## Start DATASET SECTION

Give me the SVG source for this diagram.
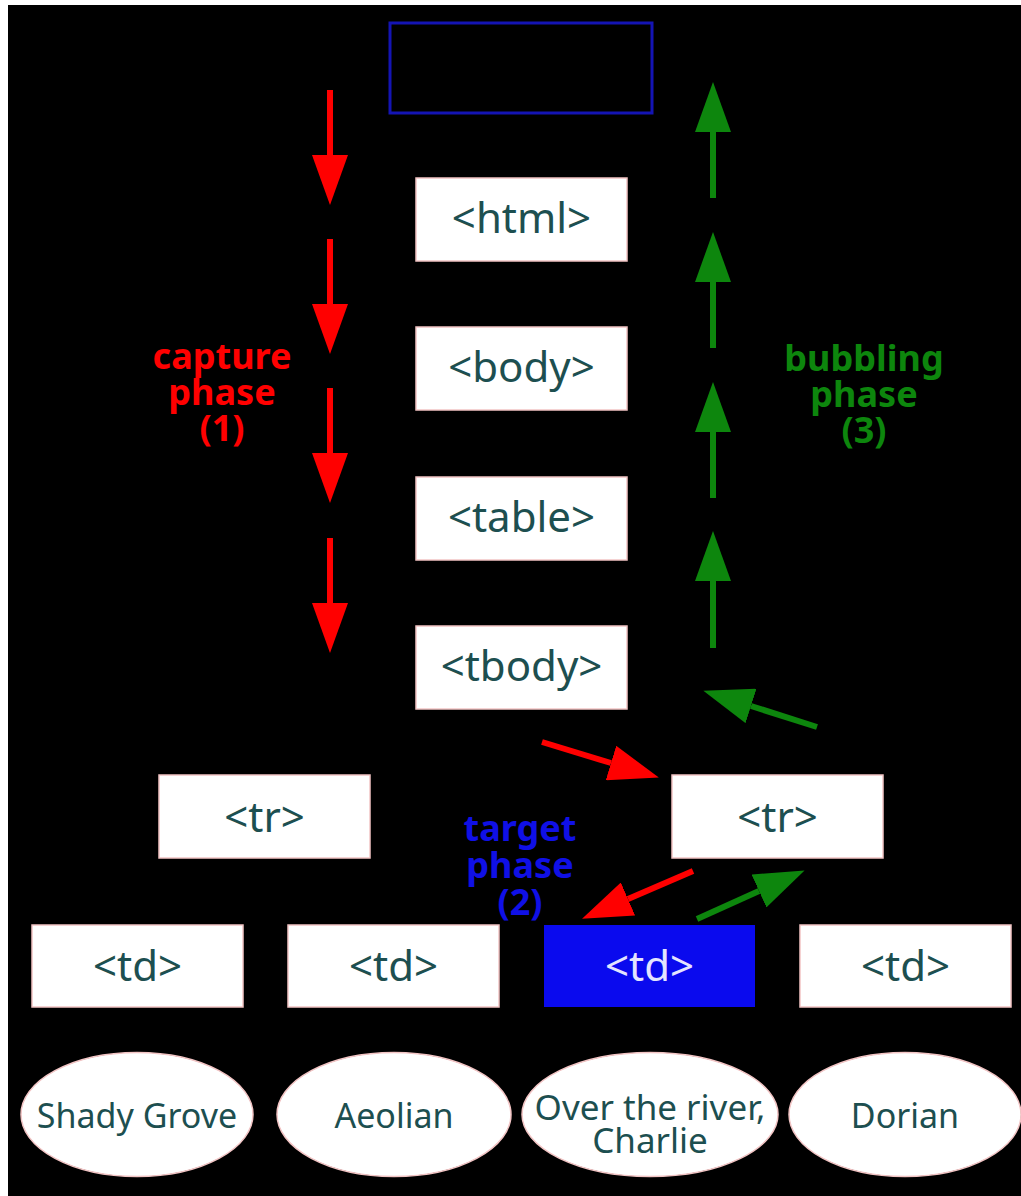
<svg xmlns="http://www.w3.org/2000/svg" width="1021" height="1196" viewBox="0 0 1021 1196">
  <style>
    .box { fill: #ffffff; stroke: #f2c4c4; stroke-width: 1.5; }
    .leaf { fill: #ffffff; stroke: #f2c4c4; stroke-width: 1.5; }
    .tag { font-family: "Noto Sans", "DejaVu Sans", sans-serif; font-size: 42px; fill: #1d4f50; text-anchor: middle; }
    .song { font-family: "Noto Sans", "DejaVu Sans", sans-serif; font-size: 34px; fill: #1d4f50; text-anchor: middle; }
    .phase { font-family: "Noto Sans", "DejaVu Sans", sans-serif; font-size: 36px; font-weight: bold; text-anchor: middle; }
    .red { stroke: #ff0000; stroke-width: 6; fill: none; }
    .green { stroke: #0d860d; stroke-width: 6; fill: none; }
  </style>
  <defs>
    <marker id="headRed" markerUnits="userSpaceOnUse" markerWidth="50" markerHeight="36" refX="0" refY="18" orient="auto">
      <path d="M0,0 L50,18 L0,36 Z" fill="#ff0000"/>
    </marker>
    <marker id="headGreen" markerUnits="userSpaceOnUse" markerWidth="50" markerHeight="36" refX="0" refY="18" orient="auto">
      <path d="M0,0 L50,18 L0,36 Z" fill="#0d860d"/>
    </marker>
  </defs>

  <!-- page -->
  <rect x="0" y="0" width="1021" height="1196" fill="#ffffff"/>
  <rect x="8" y="5" width="1013" height="1191" fill="#000000"/>

  <!-- document node -->
  <g id="document">
    <rect x="390" y="23" width="262" height="90" fill="none" stroke="#1414b4" stroke-width="3"/>
  </g>

  <g id="html"><rect class="box" x="416" y="178" width="211" height="83"/><text class="tag" x="521.5" y="233">&lt;html&gt;</text></g>
  <g id="body"><rect class="box" x="416" y="327" width="211" height="83"/><text class="tag" x="521.5" y="382">&lt;body&gt;</text></g>
  <g id="table"><rect class="box" x="416" y="477" width="211" height="83"/><text class="tag" x="521.5" y="532">&lt;table&gt;</text></g>
  <g id="tbody"><rect class="box" x="416" y="626" width="211" height="83"/><text class="tag" x="521.5" y="681">&lt;tbody&gt;</text></g>

  <g id="tr1"><rect class="box" x="159" y="775" width="211" height="83"/><text class="tag" x="264.5" y="832">&lt;tr&gt;</text></g>
  <g id="tr2"><rect class="box" x="672" y="775" width="211" height="83"/><text class="tag" x="777.5" y="832">&lt;tr&gt;</text></g>

  <g id="td1"><rect class="box" x="32" y="925" width="211" height="82"/><text class="tag" x="137.5" y="981">&lt;td&gt;</text></g>
  <g id="td2"><rect class="box" x="288" y="925" width="211" height="82"/><text class="tag" x="393.5" y="981">&lt;td&gt;</text></g>
  <g id="td3"><rect x="544" y="925" width="211" height="82" fill="#0a0aee"/><text class="tag" x="649.5" y="981" style="fill:#e4e4ff">&lt;td&gt;</text></g>
  <g id="td4"><rect class="box" x="800" y="925" width="211" height="82"/><text class="tag" x="905.5" y="981">&lt;td&gt;</text></g>

  <g id="song1"><ellipse class="leaf" cx="137" cy="1114.5" rx="116" ry="62"/><text class="song" x="137" y="1128">Shady Grove</text></g>
  <g id="song2"><ellipse class="leaf" cx="394" cy="1114.5" rx="117" ry="62"/><text class="song" x="394" y="1128">Aeolian</text></g>
  <g id="song3"><ellipse class="leaf" cx="650" cy="1114.5" rx="128" ry="62"/><text class="song" x="650" y="1120" style="font-size:35px">Over the river,</text><text class="song" x="650" y="1153" style="font-size:35px">Charlie</text></g>
  <g id="song4"><ellipse class="leaf" cx="905" cy="1114.5" rx="116" ry="62"/><text class="song" x="905" y="1128">Dorian</text></g>

  <!-- phase labels -->
  <g id="capture-label" class="phase" fill="#ff0000">
    <text x="222" y="369">capture</text>
    <text x="222" y="405">phase</text>
    <text x="222" y="441">(1)</text>
  </g>
  <g id="bubbling-label" class="phase" fill="#0d860d">
    <text x="864" y="371">bubbling</text>
    <text x="864" y="407">phase</text>
    <text x="864" y="443">(3)</text>
  </g>
  <g id="target-label" class="phase" fill="#1010e6">
    <text x="520" y="841">target</text>
    <text x="520" y="878">phase</text>
    <text x="520" y="915">(2)</text>
  </g>

  <!-- event flow connectors -->
  <g id="connectors">
    <line class="red" x1="330" y1="90" x2="330" y2="155" marker-end="url(#headRed)"/>
    <line class="red" x1="330" y1="239" x2="330" y2="304" marker-end="url(#headRed)"/>
    <line class="red" x1="330" y1="388" x2="330" y2="453" marker-end="url(#headRed)"/>
    <line class="red" x1="330" y1="538" x2="330" y2="603" marker-end="url(#headRed)"/>

    <line class="green" x1="713" y1="198" x2="713" y2="132" marker-end="url(#headGreen)"/>
    <line class="green" x1="713" y1="348" x2="713" y2="282" marker-end="url(#headGreen)"/>
    <line class="green" x1="713" y1="498" x2="713" y2="432" marker-end="url(#headGreen)"/>
    <line class="green" x1="713" y1="648" x2="713" y2="581" marker-end="url(#headGreen)"/>

    <line class="red" x1="542" y1="742" x2="611" y2="763" marker-end="url(#headRed)"/>
    <line class="green" x1="817" y1="727" x2="751" y2="706" marker-end="url(#headGreen)"/>
    <line class="red" x1="693" y1="871" x2="628" y2="899" marker-end="url(#headRed)"/>
    <line class="green" x1="697" y1="919" x2="759" y2="891" marker-end="url(#headGreen)"/>
  </g>
</svg>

## End DATASET SECTION

(AIM)
All of the material above should be reproduced exactly, except the pictures.

(RESULT OF THE TASK)
Give me the SVG source for this diagram.
<svg xmlns="http://www.w3.org/2000/svg" width="1021" height="1196" viewBox="0 0 1021 1196">
  <style>
    .box { fill: #ffffff; stroke: #f2c4c4; stroke-width: 1.5; }
    .leaf { fill: #ffffff; stroke: #f2c4c4; stroke-width: 1.5; }
    .tag { font-family: "Noto Sans", "DejaVu Sans", sans-serif; font-size: 42px; fill: #1d4f50; text-anchor: middle; }
    .song { font-family: "Noto Sans", "DejaVu Sans", sans-serif; font-size: 34px; fill: #1d4f50; text-anchor: middle; }
    .phase { font-family: "Noto Sans", "DejaVu Sans", sans-serif; font-size: 36px; font-weight: bold; text-anchor: middle; }
    .red { stroke: #ff0000; stroke-width: 6; fill: none; }
    .green { stroke: #0d860d; stroke-width: 6; fill: none; }
  </style>
  <defs>
    <marker id="headRed" markerUnits="userSpaceOnUse" markerWidth="50" markerHeight="36" refX="0" refY="18" orient="auto">
      <path d="M0,0 L50,18 L0,36 Z" fill="#ff0000"/>
    </marker>
    <marker id="headGreen" markerUnits="userSpaceOnUse" markerWidth="50" markerHeight="36" refX="0" refY="18" orient="auto">
      <path d="M0,0 L50,18 L0,36 Z" fill="#0d860d"/>
    </marker>
  </defs>

  <!-- page -->
  <rect x="0" y="0" width="1021" height="1196" fill="#ffffff"/>
  <rect x="8" y="5" width="1013" height="1191" fill="#000000"/>

  <!-- document node -->
  <g id="document">
    <rect x="390" y="23" width="262" height="90" fill="none" stroke="#1414b4" stroke-width="3"/>
  </g>

  <g id="html"><rect class="box" x="416" y="178" width="211" height="83"/><text class="tag" x="521.5" y="233">&lt;html&gt;</text></g>
  <g id="body"><rect class="box" x="416" y="327" width="211" height="83"/><text class="tag" x="521.5" y="382">&lt;body&gt;</text></g>
  <g id="table"><rect class="box" x="416" y="477" width="211" height="83"/><text class="tag" x="521.5" y="532">&lt;table&gt;</text></g>
  <g id="tbody"><rect class="box" x="416" y="626" width="211" height="83"/><text class="tag" x="521.5" y="681">&lt;tbody&gt;</text></g>

  <g id="tr1"><rect class="box" x="159" y="775" width="211" height="83"/><text class="tag" x="264.5" y="832">&lt;tr&gt;</text></g>
  <g id="tr2"><rect class="box" x="672" y="775" width="211" height="83"/><text class="tag" x="777.5" y="832">&lt;tr&gt;</text></g>

  <g id="td1"><rect class="box" x="32" y="925" width="211" height="82"/><text class="tag" x="137.5" y="981">&lt;td&gt;</text></g>
  <g id="td2"><rect class="box" x="288" y="925" width="211" height="82"/><text class="tag" x="393.5" y="981">&lt;td&gt;</text></g>
  <g id="td3"><rect x="544" y="925" width="211" height="82" fill="#0a0aee"/><text class="tag" x="649.5" y="981" style="fill:#e4e4ff">&lt;td&gt;</text></g>
  <g id="td4"><rect class="box" x="800" y="925" width="211" height="82"/><text class="tag" x="905.5" y="981">&lt;td&gt;</text></g>

  <g id="song1"><ellipse class="leaf" cx="137" cy="1114.5" rx="116" ry="62"/><text class="song" x="137" y="1128">Shady Grove</text></g>
  <g id="song2"><ellipse class="leaf" cx="394" cy="1114.5" rx="117" ry="62"/><text class="song" x="394" y="1128">Aeolian</text></g>
  <g id="song3"><ellipse class="leaf" cx="650" cy="1114.5" rx="128" ry="62"/><text class="song" x="650" y="1120" style="font-size:35px">Over the river,</text><text class="song" x="650" y="1153" style="font-size:35px">Charlie</text></g>
  <g id="song4"><ellipse class="leaf" cx="905" cy="1114.5" rx="116" ry="62"/><text class="song" x="905" y="1128">Dorian</text></g>

  <!-- phase labels -->
  <g id="capture-label" class="phase" fill="#ff0000">
    <text x="222" y="369">capture</text>
    <text x="222" y="405">phase</text>
    <text x="222" y="441">(1)</text>
  </g>
  <g id="bubbling-label" class="phase" fill="#0d860d">
    <text x="864" y="371">bubbling</text>
    <text x="864" y="407">phase</text>
    <text x="864" y="443">(3)</text>
  </g>
  <g id="target-label" class="phase" fill="#1010e6">
    <text x="520" y="841">target</text>
    <text x="520" y="878">phase</text>
    <text x="520" y="915">(2)</text>
  </g>

  <!-- event flow connectors -->
  <g id="connectors">
    <line class="red" x1="330" y1="90" x2="330" y2="155" marker-end="url(#headRed)"/>
    <line class="red" x1="330" y1="239" x2="330" y2="304" marker-end="url(#headRed)"/>
    <line class="red" x1="330" y1="388" x2="330" y2="453" marker-end="url(#headRed)"/>
    <line class="red" x1="330" y1="538" x2="330" y2="603" marker-end="url(#headRed)"/>

    <line class="green" x1="713" y1="198" x2="713" y2="132" marker-end="url(#headGreen)"/>
    <line class="green" x1="713" y1="348" x2="713" y2="282" marker-end="url(#headGreen)"/>
    <line class="green" x1="713" y1="498" x2="713" y2="432" marker-end="url(#headGreen)"/>
    <line class="green" x1="713" y1="648" x2="713" y2="581" marker-end="url(#headGreen)"/>

    <line class="red" x1="542" y1="742" x2="611" y2="763" marker-end="url(#headRed)"/>
    <line class="green" x1="817" y1="727" x2="751" y2="706" marker-end="url(#headGreen)"/>
    <line class="red" x1="693" y1="871" x2="628" y2="899" marker-end="url(#headRed)"/>
    <line class="green" x1="697" y1="919" x2="759" y2="891" marker-end="url(#headGreen)"/>
  </g>
</svg>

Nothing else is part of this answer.